There are at least three main reasons why this is false hope: First, operationally, the DSOX-15 has only one customer, and this is a capital-intensive business that the company cannot afford to support. Thus, the prospect for future revenues is cloudy at best. Even in the unlikely scenario that Poly Shield generates above-nominal revenues, after failing to break the $200k-mark for the last 13 years, the money will be used to cover indebtedness, and to now cover its out-of-whack SG&A costs. So Poly Shield is going into the tank.

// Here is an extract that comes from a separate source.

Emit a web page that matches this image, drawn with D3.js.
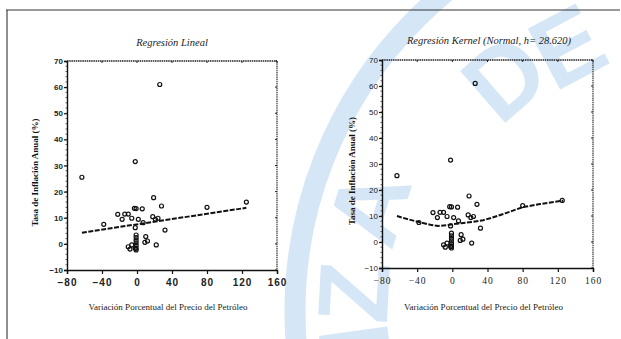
<!DOCTYPE html>
<html><head><meta charset="utf-8">
<script src="https://cdn.jsdelivr.net/npm/d3@7/dist/d3.min.js"></script>
<style>html,body{margin:0;padding:0;background:#fff;}svg{display:block;}</style>
</head><body>
<svg id="c" width="621" height="339"></svg>
<script>
// ---- data ----
const xTicks = [-80, -40, 0, 40, 80, 120, 160];
const yTicks = [-10, 0, 10, 20, 30, 40, 50, 60, 70];
const oilChange = [-63, -2, 26, 19, 28, 125, 80, -3, -1, 6, -22, -14, -10, 18, 21, 24, -17, -38, -6, 1.5, 7, -2, 32, 10, 12, 9, 22, -10, -6, -8, -2, -1, -1, -1, -1, -1, -1, -1];
const inflation = [25.5, 31.5, 61, 17.7, 14.5, 16, 14, 13.6, 13.5, 13.4, 11.3, 11.4, 11.4, 10.4, 9.4, 9.8, 9.4, 7.5, 9.8, 9.4, 8.1, 6.2, 5.3, 2.8, 1.1, 0.6, -0.4, -1.1, -0.4, -2, -1.7, 3.4, 2.4, 1.4, 0.4, -0.6, -1.6, -2.3];
const linearFitX = [-63, 125];
const linearFitY = [4.3, 13.8];
const kernelFitX = [-63, -50, -37, -25, -16, -5, 1, 10, 24, 35, 43, 60, 80, 100, 126];
const kernelFitY = [10, 8.7, 7.6, 6.6, 6.2, 6.5, 6.9, 7.2, 7.8, 8.4, 9.1, 11, 13.4, 14.6, 15.9];
const titles = ["Regresión Lineal", "Regresión Kernel (Normal, h= 28.620)"];
const xTitle = "Variación Porcentual del Precio del Petróleo";
const yTitle = "Tasa de Inflación Anual (%)";
const watermarkLetters = ["N", "Z", "A", "D", "E"];

const svg = d3.select("#c");
const wm = "#d5e6f6";

// ---- watermark (seal) ----
const wg = svg.append("g");
const cx = 708, cy = 311;
wg.append("circle").attr("cx", cx).attr("cy", cy).attr("r", 413)
  .attr("fill", "none").attr("stroke", wm).attr("stroke-width", 21);
const letterAngles = [-8, 3, 17, 49, 62];
const letterRadii = [355, 355, 355, 310, 300];
watermarkLetters.forEach((L, i) => {
  const t = letterAngles[i] * Math.PI / 180;
  const px = cx - letterRadii[i] * Math.cos(t), py = cy - letterRadii[i] * Math.sin(t);
  wg.append("text").attr("transform", `translate(${px},${py}) rotate(${letterAngles[i] - 90})`)
    .attr("text-anchor", "middle").attr("dominant-baseline", "central")
    .attr("font-family", "Liberation Sans").attr("font-weight", "bold").attr("font-size", 100)
    .attr("fill", wm).text(L);
});

// ---- document frame ----
svg.append("line").attr("x1", 6).attr("x2", 620).attr("y1", 10).attr("y2", 10).attr("stroke", "#333").attr("stroke-width", 1);
svg.append("line").attr("x1", 7).attr("x2", 7).attr("y1", 10).attr("y2", 339).attr("stroke", "#444").attr("stroke-width", 1.2);

const points = oilChange.map((x, i) => ({x, y: inflation[i]}));
const linFit = linearFitX.map((x, i) => ({x, y: linearFitY[i]}));
const kerFit = kernelFitX.map((x, i) => ({x, y: kernelFitY[i]}));

const panels = [
  {left: 67, right: 277, top: 61, bottom: 270, title: titles[0], titleX: 172, titleY: 46, fit: linFit, ylabX: 38, bold: true},
  {left: 382, right: 593, top: 60, bottom: 268, title: titles[1], titleX: 489, titleY: 44, fit: kerFit, ylabX: 355, bold: false}
];

panels.forEach(p => {
  const x = d3.scaleLinear().domain([-80, 160]).range([p.left, p.right]);
  const y = d3.scaleLinear().domain([-10, 70]).range([p.bottom, p.top]);
  const g = svg.append("g");

  // box
  g.append("line").attr("x1", p.left).attr("x2", p.right).attr("y1", p.top).attr("y2", p.top)
    .attr("stroke", "#222").attr("stroke-width", 1.3).attr("stroke-dasharray", "1.5,0.7");
  g.append("line").attr("x1", p.right).attr("x2", p.right).attr("y1", p.top).attr("y2", p.bottom)
    .attr("stroke", "#222").attr("stroke-width", 1.1).attr("stroke-dasharray", "1.5,0.7");

  // left axis
  const ya = d3.axisLeft(y).tickValues(yTicks).tickSize(3).tickPadding(1).tickFormat(d3.format("d"));
  const yg = g.append("g").attr("transform", `translate(${p.left},0)`).call(ya);
  yg.select(".domain").attr("stroke", "#111").attr("stroke-width", 1.4);
  yg.selectAll(".tick line").attr("stroke", "#111").attr("stroke-width", 1.2);
  yg.selectAll("text").attr("font-family", "Liberation Sans").attr("font-weight", p.bold ? "bold" : "normal")
    .attr("font-size", 8).attr("fill", "#222");
  // minor ticks on left axis
  g.selectAll(".minorY").data(d3.range(-8, 70, 2)).join("line")
    .attr("x1", p.left - 1.5).attr("x2", p.left).attr("y1", d => y(d)).attr("y2", d => y(d))
    .attr("stroke", "#333").attr("stroke-width", 0.8);
  // right-side small ticks
  g.selectAll(".rt").data(yTicks).join("line")
    .attr("x1", p.right - 2).attr("x2", p.right).attr("y1", d => y(d)).attr("y2", d => y(d))
    .attr("stroke", "#222").attr("stroke-width", 1);

  // bottom axis
  const xa = d3.axisBottom(x).tickValues(xTicks).tickSize(4).tickPadding(5).tickFormat(d3.format("d"));
  const xg = g.append("g").attr("transform", `translate(0,${p.bottom})`).call(xa);
  xg.select(".domain").attr("stroke", "#111").attr("stroke-width", 1.4);
  xg.selectAll(".tick line").attr("stroke", "#111").attr("stroke-width", 1.2);
  xg.selectAll("text").attr("font-family", p.bold ? "Liberation Sans" : "Liberation Serif")
    .attr("font-weight", p.bold ? "bold" : "normal").attr("font-size", p.bold ? 10 : 9.5)
    .attr("fill", "#222").attr("letter-spacing", 1);
  g.selectAll(".topt").data(xTicks).join("line")
    .attr("x1", d => x(d)).attr("x2", d => x(d)).attr("y1", p.top).attr("y2", p.top + 2)
    .attr("stroke", "#222").attr("stroke-width", 1);

  // titles
  g.append("text").attr("x", p.titleX).attr("y", p.titleY).attr("text-anchor", "middle")
    .attr("font-family", "Liberation Serif").attr("font-style", "italic").attr("font-size", 10.5)
    .attr("fill", "#222").text(p.title);
  g.append("text").attr("x", (p.left + p.right) / 2 - 4).attr("y", 310).attr("text-anchor", "middle")
    .attr("font-family", "Liberation Serif").attr("font-size", 9).attr("fill", "#222").text(xTitle);
  g.append("text").attr("transform", `translate(${p.ylabX},${(p.top + p.bottom) / 2 + 7}) rotate(-90)`)
    .attr("text-anchor", "middle").attr("font-family", "Liberation Serif").attr("font-weight", "bold")
    .attr("font-size", 9).attr("fill", "#111").text(yTitle);

  // fit line
  g.append("path").datum(p.fit)
    .attr("d", d3.line().x(d => x(d.x)).y(d => y(d.y)))
    .attr("fill", "none").attr("stroke", "#111").attr("stroke-width", 2).attr("stroke-dasharray", "5,1.5");

  // points
  g.selectAll(".pt").data(points).join("circle")
    .attr("cx", d => x(d.x)).attr("cy", d => y(d.y)).attr("r", 2)
    .attr("fill", "none").attr("stroke", "#111").attr("stroke-width", 1.2);
});
</script>
</body></html>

Second, new management has credibility issues. Brad Eckenweiler (current CEO) spent the last ten years as CEO of Midas Trade, an OTCBB stock trading firm. Not only does Mr. Eckenweiler have no operational experience, but in the past he was fined and banned for two years by the British Columbia Securities Commission for dubious payments and promotional activity. Simultaneous to Mr. Eckenweiler's CEO announcement in September 2013, he received $195k from the company for previous travel, marketing and other business expenses. Neither Mr. Eckenweiler nor his two manager colleagues have released their stock compensation arrangements yet. It will be interesting to see what the total net share count/ownership stakes will be, especially in the rosy scenario that most of Mr. Norling's shares are cancelled.

Third, the company would have to sell $150M in DSOX-15 systems to justify the current valuation of $176M (excluding KF Business Ventures warrants and debt). So far, DSOX-15 sales are a nominal $60k. Even in the rosy scenario that the share count is reduced to a 40M base plus new management shares and future dilution to avoid bankruptcy and maintain operations, the company would still need at least $50M in sales to justify that valuation, a far cry from $60k.

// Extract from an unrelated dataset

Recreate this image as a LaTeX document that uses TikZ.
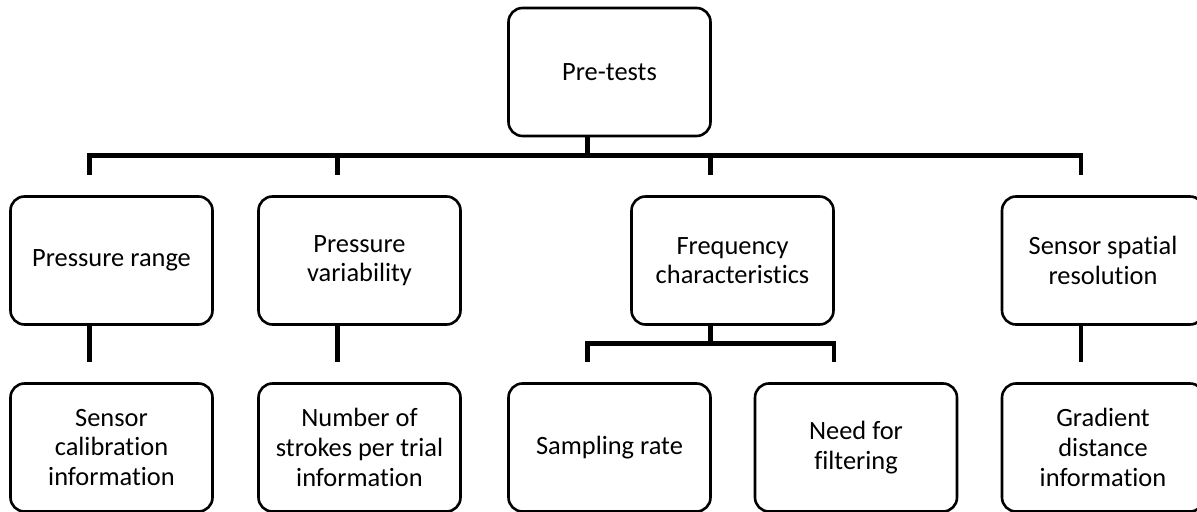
\documentclass[tikz,border=0pt]{standalone}
\usepackage{fontspec}
\setmainfont{Carlito}[Ligatures=NoCommon]

\begin{document}
\begin{tikzpicture}[x=0.5pt, y=-0.5pt,
  box/.style={draw=black, line width=1.3pt, rounded corners=7pt,
    minimum width=101pt, minimum height=64pt, align=center,
    font=\fontsize{13.2}{14.8}\selectfont},
  link/.style={draw=black, line width=2.3pt}]
  % === page frame (pixel grid, y grows downward) ===
  \useasboundingbox (0,0) rectangle (1197,512);

  % === top level ===
  \node[box] (pre) at (609.5, 72) {Pre-tests};

  % === second row (column pitch about 248) ===
  \node[box] (prange)  at (111.5, 260.5) {Pressure range};
  \node[box] (pvar)    at (359.5, 260.5) {Pressure\\variability};
  \node[box] (freq)    at (732.5, 260.5) {Frequency\\characteristics};
  \node[box] (spatial) at (1103, 260.5)  {Sensor spatial\\resolution};

  % === third row ===
  \node[box] (calib)    at (111.5, 447.5) {Sensor\\calibration\\information};
  \node[box] (strokes)  at (359.5, 447.5) {Number of\\strokes per trial\\information};
  \node[box] (sampling) at (609.5, 447.5) {Sampling rate};
  \node[box] (filter)   at (856, 447.5)   {Need for\\filtering};
  \node[box] (gradient) at (1103, 447.5)  {Gradient\\distance\\information};

  % === connectors: stems sit 11pt left of each box centre ===
  \foreach \child in {prange, pvar, freq, spatial} {
    \draw[link] ([xshift=-11pt]pre.south) -- ++(0,-9pt) -| ([shift={(-11pt,10pt)}]\child.north);
  }
  \foreach \child in {sampling, filter} {
    \draw[link] ([xshift=-11pt]freq.south) -- ++(0,-9pt) -| ([shift={(-11pt,10pt)}]\child.north);
  }
  \draw[link] ([xshift=-11pt]prange.south)  -- ([shift={(-11pt,10pt)}]calib.north);
  \draw[link] ([xshift=-11pt]pvar.south)    -- ([shift={(-11pt,10pt)}]strokes.north);
  \draw[link] ([xshift=-11pt]spatial.south) -- ([shift={(-11pt,10pt)}]gradient.north);
\end{tikzpicture}
\end{document}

This creates today's shorting opportunity of SHPR with an EV of $176M despite dire financials of ongoing LTM revenues of only $76k, last-twelve months' losses of -$1.3M with more red-ink to come, while facing debt obligations that currently cannot be repaid. Poly Shield is a worthless folly in my view, where aside from insiders, very few shareholders will make any money.

Disclosure: I am short AZRH, GAWK, SHPR. I wrote this article myself, and it expresses my own opinions. I am not receiving compensation for it. I have no business relationship with any company whose stock is mentioned in this article.